* [Material for this task]
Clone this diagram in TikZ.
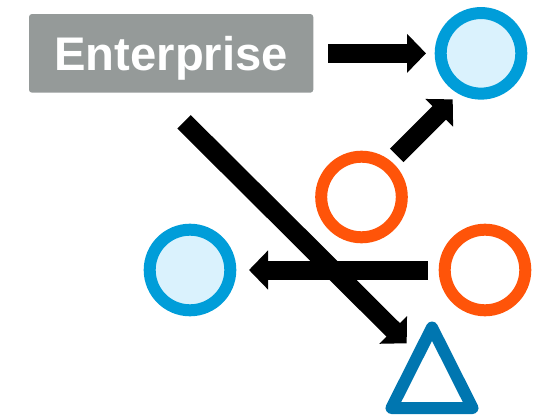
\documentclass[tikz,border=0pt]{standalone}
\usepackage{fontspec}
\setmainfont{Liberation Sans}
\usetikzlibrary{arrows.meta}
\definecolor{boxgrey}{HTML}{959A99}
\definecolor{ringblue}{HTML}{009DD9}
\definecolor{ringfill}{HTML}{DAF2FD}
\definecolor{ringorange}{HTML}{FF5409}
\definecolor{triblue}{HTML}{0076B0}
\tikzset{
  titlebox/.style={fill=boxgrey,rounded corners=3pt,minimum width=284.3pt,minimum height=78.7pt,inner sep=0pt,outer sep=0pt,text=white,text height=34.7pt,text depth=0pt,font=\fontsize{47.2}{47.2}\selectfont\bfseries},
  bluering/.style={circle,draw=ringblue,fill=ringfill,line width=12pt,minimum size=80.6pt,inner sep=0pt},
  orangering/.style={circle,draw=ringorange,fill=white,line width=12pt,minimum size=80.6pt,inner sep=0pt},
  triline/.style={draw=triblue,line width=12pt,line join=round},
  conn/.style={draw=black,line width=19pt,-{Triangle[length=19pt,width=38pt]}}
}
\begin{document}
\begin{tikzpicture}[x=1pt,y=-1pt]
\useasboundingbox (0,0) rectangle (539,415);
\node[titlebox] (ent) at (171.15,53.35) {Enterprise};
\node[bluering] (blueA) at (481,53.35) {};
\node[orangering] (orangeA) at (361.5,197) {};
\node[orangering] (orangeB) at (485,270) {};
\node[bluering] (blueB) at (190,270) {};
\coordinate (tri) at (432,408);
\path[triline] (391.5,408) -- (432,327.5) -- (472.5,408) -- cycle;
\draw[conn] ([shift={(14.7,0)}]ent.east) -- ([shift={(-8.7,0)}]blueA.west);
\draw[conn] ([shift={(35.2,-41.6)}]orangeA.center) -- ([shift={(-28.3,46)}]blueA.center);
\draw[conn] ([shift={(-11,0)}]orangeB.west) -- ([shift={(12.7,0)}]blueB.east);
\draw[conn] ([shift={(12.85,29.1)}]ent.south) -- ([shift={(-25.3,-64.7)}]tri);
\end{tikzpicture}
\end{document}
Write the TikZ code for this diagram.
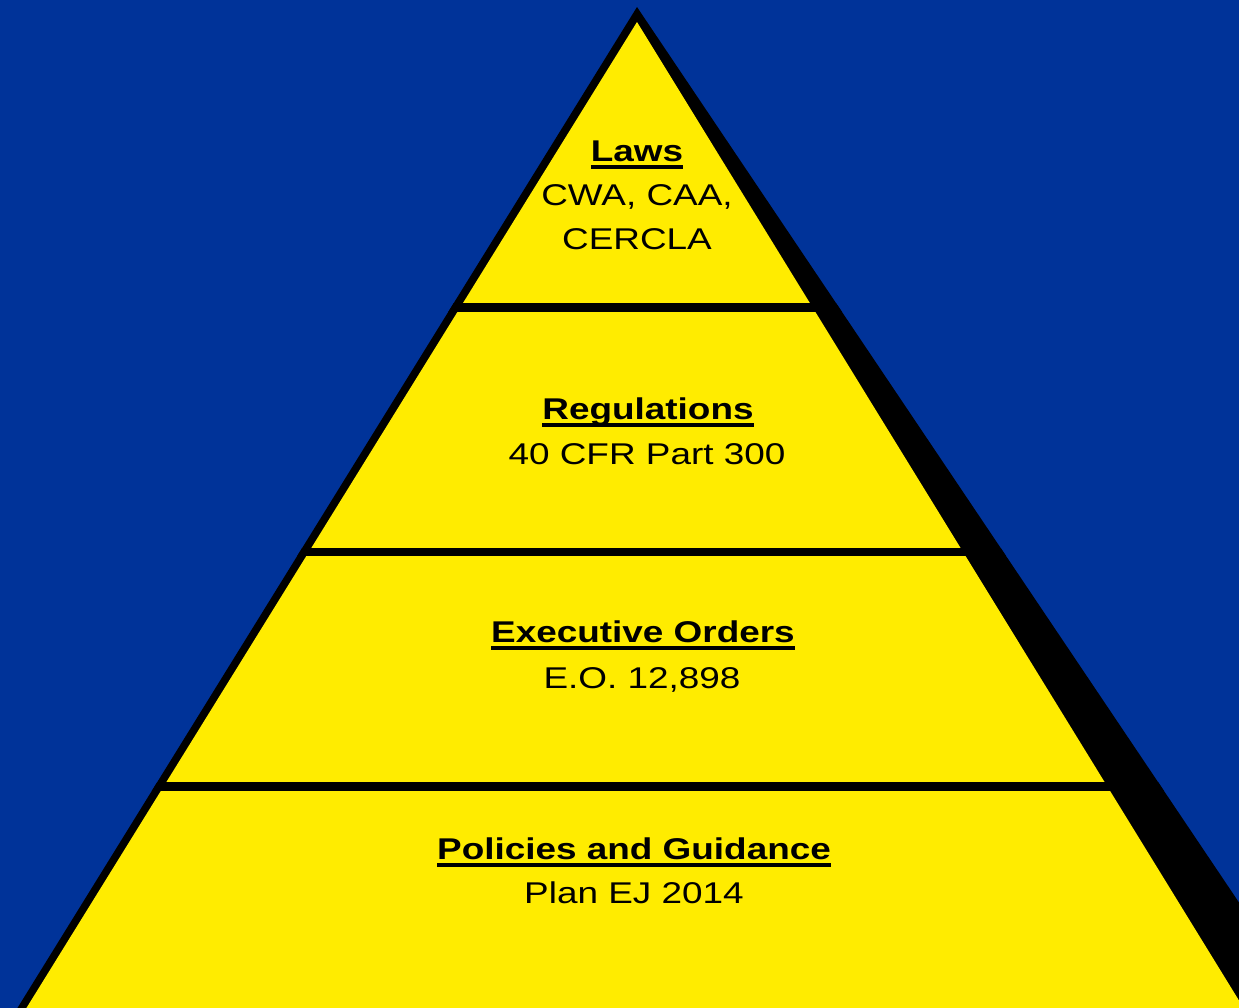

* [Your goal] Repeat the material above word for word, please, apart from its images.

* [Task output]
Clone this diagram in TikZ.
\documentclass[tikz,border=0pt]{standalone}
\usepackage{fontspec}
\setmainfont{Liberation Sans}
\usetikzlibrary{arrows.meta}
\definecolor{boxgrey}{HTML}{959A99}
\definecolor{ringblue}{HTML}{009DD9}
\definecolor{ringfill}{HTML}{DAF2FD}
\definecolor{ringorange}{HTML}{FF5409}
\definecolor{triblue}{HTML}{0076B0}
\tikzset{
  titlebox/.style={fill=boxgrey,rounded corners=3pt,minimum width=284.3pt,minimum height=78.7pt,inner sep=0pt,outer sep=0pt,text=white,text height=34.7pt,text depth=0pt,font=\fontsize{47.2}{47.2}\selectfont\bfseries},
  bluering/.style={circle,draw=ringblue,fill=ringfill,line width=12pt,minimum size=80.6pt,inner sep=0pt},
  orangering/.style={circle,draw=ringorange,fill=white,line width=12pt,minimum size=80.6pt,inner sep=0pt},
  triline/.style={draw=triblue,line width=12pt,line join=round},
  conn/.style={draw=black,line width=19pt,-{Triangle[length=19pt,width=38pt]}}
}
\begin{document}
\begin{tikzpicture}[x=1pt,y=-1pt]
\useasboundingbox (0,0) rectangle (539,415);
\node[titlebox] (ent) at (171.15,53.35) {Enterprise};
\node[bluering] (blueA) at (481,53.35) {};
\node[orangering] (orangeA) at (361.5,197) {};
\node[orangering] (orangeB) at (485,270) {};
\node[bluering] (blueB) at (190,270) {};
\coordinate (tri) at (432,408);
\path[triline] (391.5,408) -- (432,327.5) -- (472.5,408) -- cycle;
\draw[conn] ([shift={(14.7,0)}]ent.east) -- ([shift={(-8.7,0)}]blueA.west);
\draw[conn] ([shift={(35.2,-41.6)}]orangeA.center) -- ([shift={(-28.3,46)}]blueA.center);
\draw[conn] ([shift={(-11,0)}]orangeB.west) -- ([shift={(12.7,0)}]blueB.east);
\draw[conn] ([shift={(12.85,29.1)}]ent.south) -- ([shift={(-25.3,-64.7)}]tri);
\end{tikzpicture}
\end{document}
Write the TikZ code for this diagram.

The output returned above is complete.